UK Interest Rates Remain Low

With interest rates still at a historic low in the UK, property is still very much on the agenda for anyone looking to make their money work harder for them. And for borrowers, low mortgage rates combined with the stamp duty holiday make investing in bricks and mortar an increasingly attractive option. 

The Bank of England made two emergency interest rate cuts back at the start of the Corona Virus Pandemic, dropping the base rate to just 0.1% back in March 2020. The historic drop was designed to ease the economic impact of the pandemic and has not yet risen. 

This means that should the Bank of England wish to reduce any further (though there has been no clear indication it should do so), interest rates would go into negative – be at less than 0% – there has been some speculation that this could happen. 

Could UK Interest Rates Go into Negative Figures? 

In August 2020, Bank of England Governor Andrew Bailey said there were not any plans to deploy negative interest rates in the coming months; however, when asked about this year, he told CNBC, “No, I can’t give you that because I would never give you a judgement on what monetary policy is going to be a year ahead before we get there.”

Mr Bailey continued: “What I can tell you is that other analysts are essentially right, in the sense of saying it is in the toolbox.

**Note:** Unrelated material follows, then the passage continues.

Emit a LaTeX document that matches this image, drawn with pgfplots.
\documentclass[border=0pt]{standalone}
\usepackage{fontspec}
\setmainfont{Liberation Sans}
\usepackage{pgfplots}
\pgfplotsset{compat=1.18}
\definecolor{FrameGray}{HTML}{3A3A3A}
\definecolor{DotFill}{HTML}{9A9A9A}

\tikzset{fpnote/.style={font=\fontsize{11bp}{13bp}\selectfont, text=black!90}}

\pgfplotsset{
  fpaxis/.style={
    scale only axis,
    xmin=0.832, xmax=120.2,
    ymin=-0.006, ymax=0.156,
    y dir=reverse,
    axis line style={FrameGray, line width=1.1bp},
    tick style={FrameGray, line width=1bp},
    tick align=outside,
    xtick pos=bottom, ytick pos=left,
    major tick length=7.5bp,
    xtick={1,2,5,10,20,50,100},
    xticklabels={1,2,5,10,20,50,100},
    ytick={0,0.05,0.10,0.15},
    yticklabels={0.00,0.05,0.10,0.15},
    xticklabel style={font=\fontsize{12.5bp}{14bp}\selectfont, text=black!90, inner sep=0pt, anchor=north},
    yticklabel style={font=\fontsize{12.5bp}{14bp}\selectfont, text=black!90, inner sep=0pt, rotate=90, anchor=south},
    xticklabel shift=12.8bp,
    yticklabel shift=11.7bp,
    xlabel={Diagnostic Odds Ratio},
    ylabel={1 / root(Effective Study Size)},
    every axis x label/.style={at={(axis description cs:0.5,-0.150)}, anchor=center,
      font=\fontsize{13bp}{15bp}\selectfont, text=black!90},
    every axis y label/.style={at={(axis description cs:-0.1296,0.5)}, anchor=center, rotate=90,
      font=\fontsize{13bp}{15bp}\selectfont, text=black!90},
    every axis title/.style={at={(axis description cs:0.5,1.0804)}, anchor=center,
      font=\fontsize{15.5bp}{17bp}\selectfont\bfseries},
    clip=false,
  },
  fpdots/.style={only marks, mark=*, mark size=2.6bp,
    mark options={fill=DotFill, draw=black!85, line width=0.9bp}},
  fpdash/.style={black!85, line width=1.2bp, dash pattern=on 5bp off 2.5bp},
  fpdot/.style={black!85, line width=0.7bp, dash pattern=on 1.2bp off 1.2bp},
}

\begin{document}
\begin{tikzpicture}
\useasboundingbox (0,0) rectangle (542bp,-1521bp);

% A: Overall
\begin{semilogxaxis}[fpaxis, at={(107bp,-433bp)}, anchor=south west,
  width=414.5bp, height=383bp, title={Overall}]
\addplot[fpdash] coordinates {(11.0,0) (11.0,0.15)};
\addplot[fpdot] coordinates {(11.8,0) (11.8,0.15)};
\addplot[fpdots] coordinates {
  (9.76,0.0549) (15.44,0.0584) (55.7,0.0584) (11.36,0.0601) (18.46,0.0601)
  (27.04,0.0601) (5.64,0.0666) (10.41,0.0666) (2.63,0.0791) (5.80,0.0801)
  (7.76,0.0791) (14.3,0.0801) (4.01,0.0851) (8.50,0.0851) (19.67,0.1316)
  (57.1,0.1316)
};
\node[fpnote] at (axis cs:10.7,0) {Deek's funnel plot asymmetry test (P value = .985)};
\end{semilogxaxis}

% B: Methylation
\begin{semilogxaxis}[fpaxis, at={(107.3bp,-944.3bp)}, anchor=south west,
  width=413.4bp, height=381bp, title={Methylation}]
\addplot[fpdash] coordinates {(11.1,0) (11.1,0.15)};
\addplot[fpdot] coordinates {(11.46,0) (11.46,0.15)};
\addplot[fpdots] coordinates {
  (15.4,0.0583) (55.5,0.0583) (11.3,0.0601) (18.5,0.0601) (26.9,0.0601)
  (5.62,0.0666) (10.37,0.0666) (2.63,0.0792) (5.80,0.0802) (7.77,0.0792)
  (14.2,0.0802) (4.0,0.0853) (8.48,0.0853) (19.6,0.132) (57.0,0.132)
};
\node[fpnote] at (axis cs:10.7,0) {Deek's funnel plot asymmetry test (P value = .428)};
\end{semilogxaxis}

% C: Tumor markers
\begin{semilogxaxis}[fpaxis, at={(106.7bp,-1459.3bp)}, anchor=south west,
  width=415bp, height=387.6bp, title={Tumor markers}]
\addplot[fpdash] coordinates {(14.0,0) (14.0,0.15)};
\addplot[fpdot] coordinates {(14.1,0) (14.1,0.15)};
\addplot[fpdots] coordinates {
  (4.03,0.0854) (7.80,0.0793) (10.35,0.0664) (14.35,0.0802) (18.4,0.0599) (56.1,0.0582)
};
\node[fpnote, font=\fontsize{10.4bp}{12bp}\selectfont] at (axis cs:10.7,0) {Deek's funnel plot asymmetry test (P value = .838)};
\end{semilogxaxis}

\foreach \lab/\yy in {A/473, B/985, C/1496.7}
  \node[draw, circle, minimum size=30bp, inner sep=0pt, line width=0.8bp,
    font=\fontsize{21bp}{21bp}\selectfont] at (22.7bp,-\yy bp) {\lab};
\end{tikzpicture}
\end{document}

“But, there is no plan at the moment to bring it out of the toolbox and put it to work.”

However, in February, the Bank of England’s Monetary Policy Committee wrote to banks to tell them to prepare for the possibility of interest rates turning negative and announced that they would hold the base rate at 1%. 

Why choose property

Historically low base rate means that savers are receiving little returns on money in savings accounts. 

Conversely, house prices in the UK hit a record high in 2020, and the latest figures show that values rose 8.5% to an average of £252,000 across the country.

A booming housing market has seen transaction figures double year on year thanks to the introduction of the stamp duty holiday, and Savills are now predicting house price growth of 4% to the end of 2021. 

And it’s not just the UK. 

In our Global markets article, we uncovered robust housing markets across the globe. This provides those in the UK with a wealth of options for investing their money more wisely and provides a varied choice when it comes to choosing entry pricing and location. 

While from a long term perspective, property investment has almost consistently outperformed savings. As the interest rates look set to remain low for a time to come, now is undoubtedly the time to consider how you can make your money work harder for you.